I had an unusual calmness the day of surgery. I figured whatever I had I couldn’t change and I would have to deal with the outcome with the grace of God. I had surgery on a Friday and I would not know the results of the pathology until Monday.

I had researched lymphoma extensively during those long three weeks and I knew all the right questions to ask when the surgeon came in the next morning. I asked him if the lymph nodes felt “rubbery” and when he replied they did, I knew in my heart I had lymphoma. He confirmed this even though he did not have the pathology results.

On Monday, the diagnosis was confirmed – Follicular Non-Hodgkin’s Lymphoma, Grade 1. He told me I had an indolent form of lymphoma which has no cure, but the good news was that it was highly treatable. I had mixed emotions about the “good news”.

I was discharged the following day and an appointment was made to discuss the pathology with the oncologist and to be given a treatment plan. I dreaded going back to the cancer clinic.

The new oncologist at my post-op visit was very different than my first physician. When he came into the exam room, I didn’t even know who he was, for he never introduced himself. This doctor was middle age and very soft spoken. When he spoke to me, his eyes were half closed. He told me my type of lymphoma has no cure. Period. If the surgeon had not already revealed this fact to me, and I hadn’t done my own research and knew my type was highly treatable, I would have fainted on the spot. He said because the lymphoma was indolent, I could have had it for ten years. I had no symptoms known as “B” symptoms – no fatigue, no night sweats, no low grade fever, no itching, no palpable lymph nodes. So, I had cancer growing inside of me for ten years and I never even knew it!

The doctor explained my treatment plan. I would be having eight weekly infusions of a monoclonal antibody, Rituximab. This is a targeted therapy that attacks B cells. It actually finds and destroys the cells where the cancer starts. After the first round of treatment, I would then have four weekly infusions every six months for maintenance for two years. A good thing about this treatment was that I would not lose my hair. That was a huge concern for me!

I began treatment the following week at the hospital, for I had to wear a heart monitor due to the afib. My friends joined me during the infusions to help the time pass quickly. After my eighth and last infusion, my friends wanted to go out and celebrate, but I said not until my PET scan confirmed that I was indeed in remission. I did not want to celebrate the unknown.

I dreaded the next PET scan and went through much “scanxiety” as I awaited the results. The news came at last: “Complete remission!” Let the celebration begin!

I know my remission will not last forever, as the good doctor had told me.

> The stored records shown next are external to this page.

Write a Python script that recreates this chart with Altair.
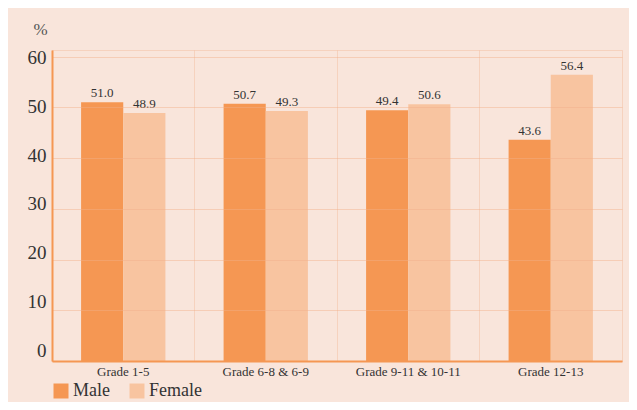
import altair as alt
import pandas as pd

categories = ["Grade 1-5", "Grade 6-8 & 6-9", "Grade 9-11 & 10-11", "Grade 12-13"]
male = [51.0, 50.7, 49.4, 43.6]
female = [48.9, 49.3, 50.6, 56.4]
series = ["Male", "Female"]
colors = ["#F59753", "#F8C4A0"]

rows = []
for i, c in enumerate(categories):
    rows.append({"grade": c, "sex": "Male", "value": male[i]})
    rows.append({"grade": c, "sex": "Female", "value": female[i]})
df = pd.DataFrame(rows)

FONT = "Liberation Serif"
GRID = "#F2B08A"

x = alt.X("grade:N", sort=categories, title=None,
          scale=alt.Scale(paddingInner=0, paddingOuter=0),
          axis=alt.Axis(labelFont=FONT, labelFontSize=13, labelColor="#333333",
                        labelPadding=4, labelAngle=0, ticks=False,
                        domainColor="#F59753", domainWidth=2,
                        grid=True, bandPosition=0, gridColor=GRID, gridOpacity=0.35,
                        zindex=1))
xo = alt.XOffset("sex:N", sort=series,
                 scale=alt.Scale(paddingInner=0, paddingOuter=0.69))

base = alt.Chart(df)

bars = base.mark_bar().encode(
    x=x,
    xOffset=xo,
    y=alt.Y("value:Q", title="%",
            scale=alt.Scale(domain=[0, 61.3], nice=False),
            axis=alt.Axis(values=[0, 10, 20, 30, 40, 50, 60], ticks=False,
                          labelFont=FONT, labelFontSize=19, labelColor="#333333",
                          labelPadding=6, labelBaseline="middle",
                          labelOffset=alt.ExprRef(expr="1 - (60 - datum.value) / 5"),
                          domainColor="#F59753", domainWidth=2,
                          gridColor=GRID, gridOpacity=0.45,
                          titleAngle=0, titleFont=FONT, titleFontSize=17,
                          titleFontWeight="normal", titleColor="#555555",
                          titleX=-12, titleY=-21, titleAlign="center",
                          titleBaseline="middle", zindex=1)),
    color=alt.Color("sex:N", sort=series,
                    scale=alt.Scale(domain=series, range=colors),
                    legend=alt.Legend(title=None, orient="none", direction="horizontal",
                                      legendX=0, legendY=332,
                                      symbolType="square", symbolSize=225,
                                      symbolStrokeWidth=0, symbolOpacity=1,
                                      labelFont=FONT, labelFontSize=18,
                                      labelColor="#333333", labelOffset=3,
                                      columnPadding=18)),
)

labels = base.mark_text(font=FONT, fontSize=13, color="#333333",
                        baseline="alphabetic", dy=-5).encode(
    x=alt.X("grade:N", sort=categories),
    xOffset=xo,
    y=alt.Y("value:Q"),
    text=alt.Text("value:Q", format=".1f"),
)

chart = alt.layer(bars, labels).properties(
    width=570, height=311,
    autosize=alt.AutoSizeParams(type="none"),
    padding={"left": 44, "top": 42, "right": 7, "bottom": 41},
    background="#F9E5DB",
).configure_view(stroke=GRID, strokeOpacity=0.35, strokeWidth=1)

chart.save("out.html", embed_options={"renderer": "svg", "actions": False})
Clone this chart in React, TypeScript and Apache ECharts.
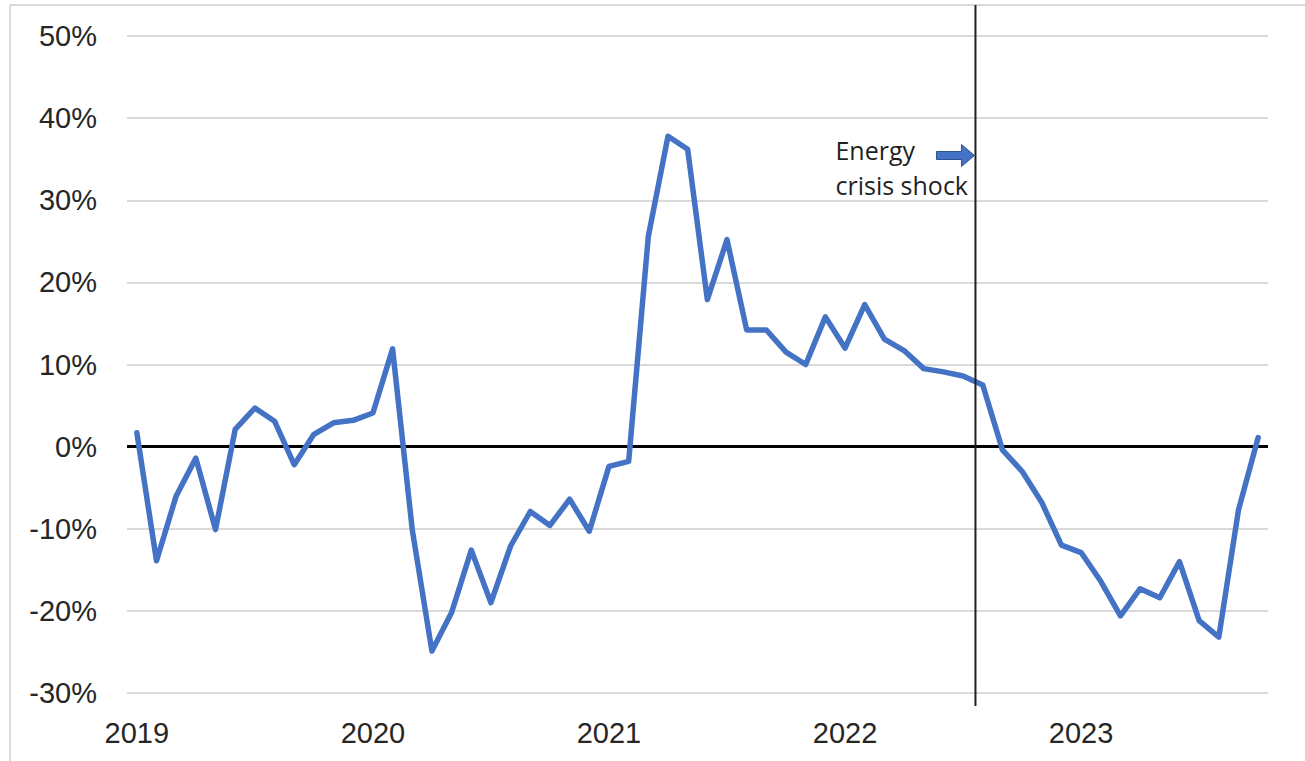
import React, { useEffect, useRef } from "react";
import * as echarts from "echarts";

const months = [
  "2019-01","2019-02","2019-03","2019-04","2019-05","2019-06","2019-07","2019-08","2019-09","2019-10","2019-11","2019-12",
  "2020-01","2020-02","2020-03","2020-04","2020-05","2020-06","2020-07","2020-08","2020-09","2020-10","2020-11","2020-12",
  "2021-01","2021-02","2021-03","2021-04","2021-05","2021-06","2021-07","2021-08","2021-09","2021-10","2021-11","2021-12",
  "2022-01","2022-02","2022-03","2022-04","2022-05","2022-06","2022-07","2022-08","2022-09","2022-10","2022-11","2022-12",
  "2023-01","2023-02","2023-03","2023-04","2023-05","2023-06","2023-07","2023-08","2023-09","2023-10",
];

const values = [
  1.7, -13.9, -6.0, -1.4, -10.1, 2.1, 4.7, 3.1, -2.2, 1.5, 2.9, 3.2,
  4.1, 11.9, -10.1, -24.9, -20.2, -12.6, -19.0, -12.1, -7.9, -9.6, -6.4, -10.3,
  -2.4, -1.8, 25.6, 37.8, 36.2, 17.9, 25.2, 14.2, 14.2, 11.5, 10.0, 15.8,
  12.0, 17.3, 13.1, 11.7, 9.5, 9.1, 8.6, 7.5, -0.4, -3.0, -6.8, -12.0,
  -12.9, -16.4, -20.6, -17.3, -18.4, -14.0, -21.2, -23.2, -7.7, 1.1,
];

const yearLabels = ["2019", "2020", "2021", "2022", "2023"];
const yMin = -30;
const yMax = 50;
const yStep = 10;
// position of the energy-crisis marker, in month index units (between Jul and Aug 2022)
const shockIndex = 42.63;
const annotationLines = ["Energy", "crisis shock"];

export default function App() {
  const ref = useRef<HTMLDivElement>(null);

  useEffect(() => {
    if (!ref.current) return;
    const chart = echarts.init(ref.current, null, { renderer: "svg" });
    const textColor = "#262626";
    chart.setOption({
      animation: false,
      backgroundColor: "#ffffff",
      grid: { left: 127, top: 36, width: 1141, height: 657 },
      xAxis: {
        type: "category",
        data: months,
        boundaryGap: true,
        axisLine: { show: false },
        axisTick: { show: false },
        splitLine: { show: false },
        axisLabel: {
          interval: (idx: number) => idx % 12 === 0,
          formatter: (v: string) => {
            const y = v.slice(0, 4);
            return yearLabels.includes(y) ? y : "";
          },
          fontSize: 29,
          fontFamily: "Liberation Sans",
          color: textColor,
          margin: 25,
        },
      },
      yAxis: {
        type: "value",
        min: yMin,
        max: yMax,
        interval: yStep,
        axisLine: { show: false },
        axisTick: { show: false },
        splitLine: { lineStyle: { color: "#d9d9d9", width: 2 } },
        axisLabel: {
          formatter: (v: number) => `${v}%`,
          fontSize: 29,
          fontFamily: "Liberation Sans",
          color: textColor,
          margin: 30,
        },
      },
      series: [
        {
          type: "line",
          data: values,
          symbol: "none",
          lineStyle: { color: "#4472C4", width: 5.5, join: "round", cap: "round" },
          markLine: {
            silent: true,
            symbol: "none",
            label: { show: false },
            lineStyle: { color: "#000000", width: 3, type: "solid" },
            data: [{ yAxis: 0 }],
            z: 1,
          },
          z: 3,
        },
      ],
    });

    const x0 = chart.convertToPixel({ xAxisIndex: 0 }, Math.floor(shockIndex)) as number;
    const x1 = chart.convertToPixel({ xAxisIndex: 0 }, Math.floor(shockIndex) + 1) as number;
    const lx = x0 + (x1 - x0) * (shockIndex - Math.floor(shockIndex));
    const arrowY = 155.5;

    chart.setOption({
      graphic: [
        { type: "line", shape: { x1: 10, y1: 5, x2: 1305, y2: 5 }, style: { stroke: "#d9d9d9", lineWidth: 2 } },
        { type: "line", shape: { x1: 10, y1: 5, x2: 10, y2: 761 }, style: { stroke: "#d9d9d9", lineWidth: 2 } },
        { type: "line", shape: { x1: lx, y1: 5, x2: lx, y2: 706 }, style: { stroke: "#1f1f1f", lineWidth: 2 }, z: 10 },
        {
          type: "polygon",
          shape: {
            points: [
              [lx - 39, arrowY - 4],
              [lx - 14, arrowY - 4],
              [lx - 14, arrowY - 11],
              [lx - 1, arrowY],
              [lx - 14, arrowY + 11],
              [lx - 14, arrowY + 4],
              [lx - 39, arrowY + 4],
            ],
          },
          style: { fill: "#4472C4", stroke: "#2F528F", lineWidth: 1 },
          z: 10,
        },
        {
          type: "text",
          x: lx - 140,
          y: 167.5,
          style: {
            text: annotationLines.join("\n"),
            fontSize: 25,
            lineHeight: 35,
            fontFamily: "Open Sans",
            fill: "#1f1f1f",
            verticalAlign: "middle",
            align: "left",
          },
          z: 10,
        },
      ],
    });

    return () => chart.dispose();
  }, []);

  return (
    <div
      ref={ref}
      style={{ position: "fixed", left: 0, top: 0, width: 1305, height: 761, background: "#fff" }}
    />
  );
}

However, at a later office visit, I finally pulled information from this man of few words – “Follicular NHL is not curable, but upon relapse, it can be treated for many years as in the case of diabetes or heart disease.” He went on to say that most people die from something other than lymphoma. This was music to my ears.

After much introspection, I have written my story to give hope to newly diagnosed patients of indolent lymphomas. There are many cutting edge treatments on the horizon and I feel that one day there will be a cure for most types of lymphomas.

Until then, I know that God has a plan for my life and He will walk along side of me throughout this disease.

I never did find out the name of the female ER physician who ordered the CT scan of my chest. She, as well as the afib rearing its head that Saturday morning, saved my life.